Dès l'explosion, qui surgit puissamment au milieu du quotidien filmé dans sa plus simple expression, le film bifurque vers un style onirique parfaitement rendu, notre personnage évoluant au milieu d'un no man's land uniquement peuplé des spectres-remords qu'il doit affronter. Malgré le sujet, 22 mei n'est pas un film d'horreur (quoique) ; c'est plutôt un essai métaphysique légèrement wendersien (le physique du personnage principal rappelle d'ailleurs beaucoup Rudiger Vogler) sur la responsabilité, un voyage halluciné et lent dans l'enfer du remords. Et c'est vrai que Mortier est bon pour nous plonger dans cette atmosphère menaçante et ouatée à la fois : très longs plans séquence complexes qui suivent le personnage dans toutes ses déambulations, décors glacés et vides, profondeurs de champs qui alternent avec des gros plans soigneusement décadrés, violence qui arrive de façon très brutale dans ce calme apparent... Il envoie même un dernier quart d'heure en forme de feu d'artifices, avec cette explosion filmée au ralenti et ces corps qui sont éjectés dans tous les sens en une chorégraphie aussi emphatique qu'impressionnante. Bref, au niveau technique, le film est fort, et on l'aime de toute façon pour ça : sa façon (toujours justifiée) de nous en mettre plein les mirettes. Le scénario, de son côté, va souvent sur des pistes qu'on n'attendait pas, faisant sans cesse entrer de nouveaux personnages, se complexifiant sans arrêt pour mieux revenir incessamment sur ces secondes traumatiques (qui précèdent l'explosion). La scène en question est sans cesse refilmée sous des angles différents, ajoutant grâce à l'intelligence du cadre des détails de plus en plus nombreux à la séquence initiale. Bien vu. Bon, Mortier se perd parfois un peu dans sa volonté de surprendre, comme quand il change subitement de point de vue sans raison, jongle avec les narrateurs sans se rendre compte que le film y perd en introspection. Mais cette volonté de toujours être là où on ne l'attend pas est tout de même ambitieuse et réussie.

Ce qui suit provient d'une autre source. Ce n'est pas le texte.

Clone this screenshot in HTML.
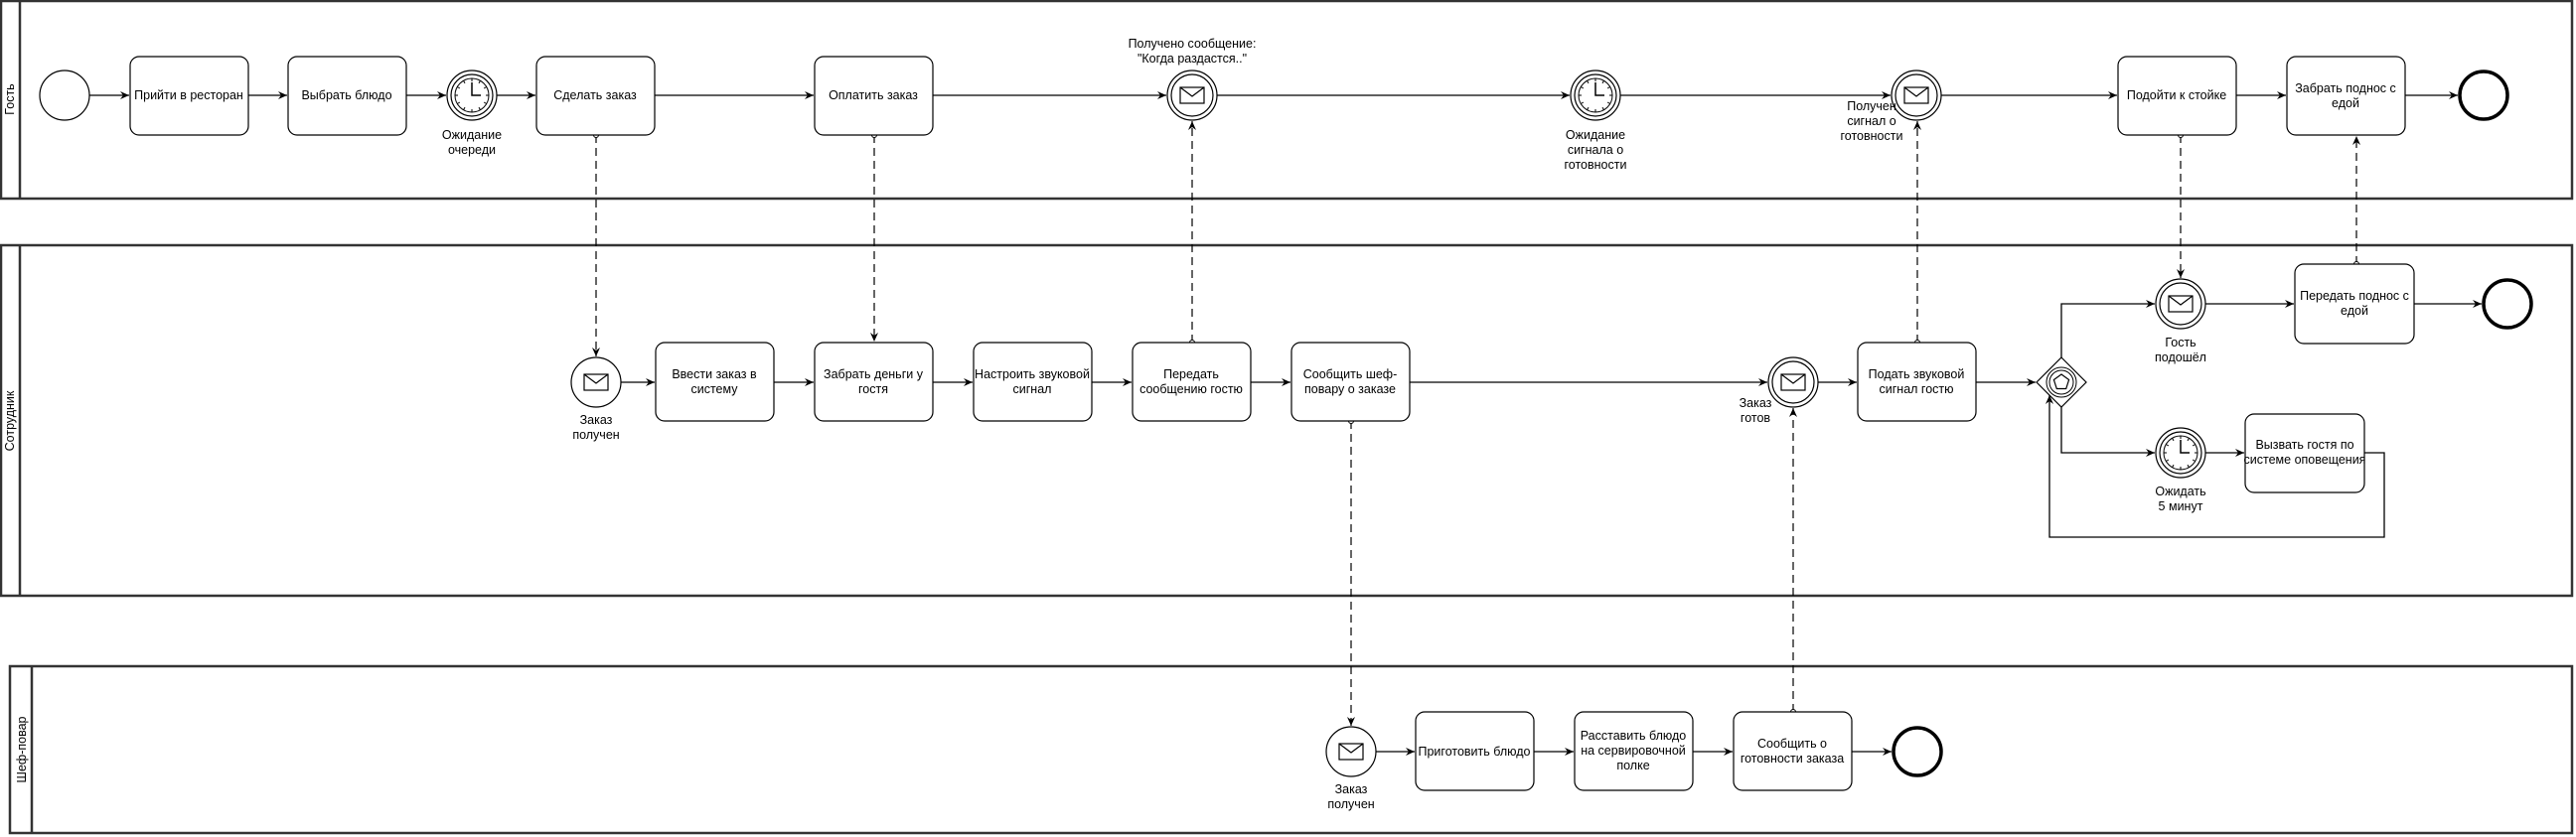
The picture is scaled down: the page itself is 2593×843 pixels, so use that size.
<!DOCTYPE html>
<html><head><meta charset="utf-8"><style>
html,body{margin:0;padding:0;background:#fff;}
svg{display:block;}
text{font-family:"Liberation Sans","DejaVu Sans",sans-serif;font-size:12.5px;fill:#000;}
</style></head><body>
<svg width="2593" height="843" viewBox="0 0 2593 843" xmlns="http://www.w3.org/2000/svg">
<defs>
<marker id="a" markerWidth="10" markerHeight="10" refX="9" refY="5" orient="auto" markerUnits="userSpaceOnUse"><path d="M0,1 L9,5 L0,9 L3,5 z" fill="#000"/></marker>
<marker id="o" markerWidth="8" markerHeight="8" refX="4" refY="4" markerUnits="userSpaceOnUse"><circle cx="4" cy="4" r="2.5" fill="#fff" stroke="#000"/></marker>
<g id="env"><rect x="-12" y="-8" width="24" height="16" fill="#fff" stroke="#000" stroke-width="1.2"/><path d="M-12,-8 L0,1 L12,-8" fill="none" stroke="#000" stroke-width="1.2"/></g>
<g id="clk"><circle r="17" fill="#fff" stroke="#000"/><path d="M0,-13 L0,0 L9,0" fill="none" stroke="#000" stroke-width="1.5"/>
<g stroke="#000"><line x1="0" y1="-17" x2="0" y2="-14"/><line x1="0" y1="17" x2="0" y2="14"/><line x1="-17" y1="0" x2="-14" y2="0"/><line x1="17" y1="0" x2="14" y2="0"/><line x1="8.5" y1="-14.7" x2="7" y2="-12.1"/><line x1="-8.5" y1="14.7" x2="-7" y2="12.1"/><line x1="14.7" y1="8.5" x2="12.1" y2="7"/><line x1="-14.7" y1="-8.5" x2="-12.1" y2="-7"/><line x1="-8.5" y1="-14.7" x2="-7" y2="-12.1"/><line x1="8.5" y1="14.7" x2="7" y2="12.1"/><line x1="-14.7" y1="8.5" x2="-12.1" y2="7"/><line x1="14.7" y1="-8.5" x2="12.1" y2="-7"/></g></g>
<g id="ring"><circle r="25" fill="#fff" stroke="#000" stroke-width="1.2"/><circle r="21" fill="none" stroke="#000" stroke-width="1.2"/></g>
</defs>

<g fill="none" stroke="#333" stroke-width="2.5">
<rect x="1" y="1" width="2588" height="199"/><line x1="20" y1="1" x2="20" y2="200"/>
<rect x="1" y="247" width="2588" height="353"/><line x1="20" y1="247" x2="20" y2="600"/>
<rect x="10" y="671" width="2579" height="168"/><line x1="32" y1="671" x2="32" y2="839"/>
</g>
<text transform="translate(14,100) rotate(-90)" text-anchor="middle">Гость</text>
<text transform="translate(14,424) rotate(-90)" text-anchor="middle">Сотрудник</text>
<text transform="translate(26,755) rotate(-90)" text-anchor="middle">Шеф-повар</text>

<g stroke="#000" stroke-width="1.3" fill="none" marker-end="url(#a)">
<line x1="90" y1="96" x2="130" y2="96"/>
<line x1="250" y1="96" x2="289" y2="96"/>
<line x1="409" y1="96" x2="449" y2="96"/>
<line x1="500" y1="96" x2="539" y2="96"/>
<line x1="659" y1="96" x2="819" y2="96"/>
<line x1="939" y1="96" x2="1174" y2="96"/>
<line x1="1225" y1="96" x2="1580" y2="96"/>
<line x1="1631" y1="96" x2="1903" y2="96"/>
<line x1="1954" y1="96" x2="2131" y2="96"/>
<line x1="2251" y1="96" x2="2301" y2="96"/>
<line x1="2421" y1="96" x2="2474" y2="96"/>
<line x1="625" y1="385" x2="659" y2="385"/>
<line x1="779" y1="385" x2="819" y2="385"/>
<line x1="939" y1="385" x2="979" y2="385"/>
<line x1="1099" y1="385" x2="1139" y2="385"/>
<line x1="1259" y1="385" x2="1299" y2="385"/>
<line x1="1419" y1="385" x2="1779" y2="385"/>
<line x1="1830" y1="385" x2="1869" y2="385"/>
<line x1="1989" y1="385" x2="2049" y2="385"/>
<polyline points="2075,360 2075,306 2169,306"/>
<polyline points="2075,410 2075,456 2169,456"/>
<line x1="2220" y1="306" x2="2309" y2="306"/>
<line x1="2430" y1="306" x2="2498" y2="306"/>
<line x1="2220" y1="456" x2="2259" y2="456"/>
<polyline points="2380,456 2400,456 2400,541 2063,541 2063,398"/>
<line x1="1385" y1="757" x2="1424" y2="757"/>
<line x1="1544" y1="757" x2="1584" y2="757"/>
<line x1="1704" y1="757" x2="1744" y2="757"/>
<line x1="1864" y1="757" x2="1904" y2="757"/>
</g>

<g stroke="#000" stroke-width="1.2" fill="none" stroke-dasharray="8,5" marker-start="url(#o)" marker-end="url(#a)">
<line x1="600" y1="136" x2="600" y2="359"/>
<line x1="880" y1="136" x2="880" y2="344"/>
<line x1="1200" y1="345" x2="1200" y2="122"/>
<line x1="1930" y1="345" x2="1930" y2="122"/>
<line x1="2195" y1="136" x2="2195" y2="280"/>
<line x1="2372" y1="266" x2="2372" y2="137"/>
<line x1="1360" y1="424" x2="1360" y2="731"/>
<line x1="1805" y1="717" x2="1805" y2="411"/>
</g>

<g fill="#fff" stroke="#000" stroke-width="1.2">
<rect x="131" y="57" width="119" height="79" rx="9"/>
<rect x="290" y="57" width="119" height="79" rx="9"/>
<rect x="540" y="57" width="119" height="79" rx="9"/>
<rect x="820" y="57" width="119" height="79" rx="9"/>
<rect x="2132" y="57" width="119" height="79" rx="9"/>
<rect x="2302" y="57" width="119" height="79" rx="9"/>
<rect x="660" y="345" width="119" height="79" rx="9"/>
<rect x="820" y="345" width="119" height="79" rx="9"/>
<rect x="980" y="345" width="119" height="79" rx="9"/>
<rect x="1140" y="345" width="119" height="79" rx="9"/>
<rect x="1300" y="345" width="119" height="79" rx="9"/>
<rect x="1870" y="345" width="119" height="79" rx="9"/>
<rect x="2310" y="266" width="120" height="80" rx="9"/>
<rect x="2260" y="417" width="120" height="79" rx="9"/>
<rect x="1425" y="717" width="119" height="79" rx="9"/>
<rect x="1585" y="717" width="119" height="79" rx="9"/>
<rect x="1745" y="717" width="119" height="79" rx="9"/>
</g>
<g text-anchor="middle">
<text x="190" y="100">Прийти в ресторан</text>
<text x="349" y="100">Выбрать блюдо</text>
<text x="599" y="100">Сделать заказ</text>
<text x="879" y="100">Оплатить заказ</text>
<text x="2191" y="100">Подойти к стойке</text>
<text x="2361" y="93">Забрать поднос с</text><text x="2361" y="108">едой</text>
<text x="719" y="381">Ввести заказ в</text><text x="719" y="396">систему</text>
<text x="879" y="381">Забрать деньги у</text><text x="879" y="396">гостя</text>
<text x="1039" y="381">Настроить звуковой</text><text x="1039" y="396">сигнал</text>
<text x="1199" y="381">Передать</text><text x="1199" y="396">сообщению гостю</text>
<text x="1359" y="381">Сообщить шеф-</text><text x="1359" y="396">повару о заказе</text>
<text x="1929" y="381">Подать звуковой</text><text x="1929" y="396">сигнал гостю</text>
<text x="2370" y="302">Передать поднос с</text><text x="2370" y="317">едой</text>
<text x="2320" y="452">Вызвать гостя по</text><text x="2320" y="467">системе оповещения</text>
<text x="1484" y="761">Приготовить блюдо</text>
<text x="1644" y="745">Расставить блюдо</text><text x="1644" y="760">на сервировочной</text><text x="1644" y="775">полке</text>
<text x="1804" y="753">Сообщить о</text><text x="1804" y="768">готовности заказа</text>
</g>

<circle cx="65" cy="96" r="25" fill="#fff" stroke="#000" stroke-width="1.2"/>
<circle cx="2500" cy="96" r="24" fill="#fff" stroke="#000" stroke-width="3.5"/>
<circle cx="2524" cy="306" r="24" fill="#fff" stroke="#000" stroke-width="3.5"/>
<circle cx="1930" cy="757" r="24" fill="#fff" stroke="#000" stroke-width="3.5"/>

<g transform="translate(475,96)"><use href="#ring"/><use href="#clk"/></g>
<g transform="translate(1200,96)"><use href="#ring"/><use href="#env"/></g>
<g transform="translate(1606,96)"><use href="#ring"/><use href="#clk"/></g>
<g transform="translate(1929,96)"><use href="#ring"/><use href="#env"/></g>
<g transform="translate(1805,385)"><use href="#ring"/><use href="#env"/></g>
<g transform="translate(2195,306)"><use href="#ring"/><use href="#env"/></g>
<g transform="translate(2195,456)"><use href="#ring"/><use href="#clk"/></g>
<g transform="translate(600,385)"><circle r="25" fill="#fff" stroke="#000" stroke-width="1.2"/><use href="#env"/></g>
<g transform="translate(1360,757)"><circle r="25" fill="#fff" stroke="#000" stroke-width="1.2"/><use href="#env"/></g>

<g transform="translate(2075,385)">
<path d="M0,-25 L25,0 L0,25 L-25,0 Z" fill="#fff" stroke="#000" stroke-width="1.2"/>
<circle r="15" fill="none" stroke="#000"/><circle r="12" fill="none" stroke="#000"/>
<path d="M0,-8 L7.6,-2.5 L4.7,6.5 L-4.7,6.5 L-7.6,-2.5 Z" fill="none" stroke="#000" stroke-width="1.2"/>
</g>

<g text-anchor="middle">
<text x="475" y="140">Ожидание</text><text x="475" y="155">очереди</text>
<text x="1200" y="48">Получено сообщение:</text><text x="1200" y="63">"Когда раздастся.."</text>
<text x="1606" y="140">Ожидание</text><text x="1606" y="155">сигнала о</text><text x="1606" y="170">готовности</text>
<text x="1884" y="111">Получен</text><text x="1884" y="126">сигнал о</text><text x="1884" y="141">готовности</text>
<text x="600" y="427">Заказ</text><text x="600" y="442">получен</text>
<text x="1767" y="410">Заказ</text><text x="1767" y="425">готов</text>
<text x="2195" y="349">Гость</text><text x="2195" y="364">подошёл</text>
<text x="2195" y="499">Ожидать</text><text x="2195" y="514">5 минут</text>
<text x="1360" y="799">Заказ</text><text x="1360" y="814">получен</text>
</g>
</svg>
</body></html>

Toon_Aerts_040_22_mei__2010

Après, comme je le disais, on peut regretter que cet arsenal ne serve pas à grand-chose dans le fond, et que le film ne soit qu'un brillant écrin vide. On ne trouvera pas là-dedans une quelconque matière à réflexion, ni même, avouons-le, à émotion : le film est glacial à force de concepts, totalement dénué d'empathie avec ses personnages antipathiques, uniquement concentré sur son protocole esthétique et pas assez sur les éventuels enjeux de sa trame. On reste un peu sur sa faim, convaincu que Mortier est un grand esthète, mais pas forcément un brillant penseur. Tant pis : 22 mei, c'est du cinéma de spectacle, et spectacle il y a.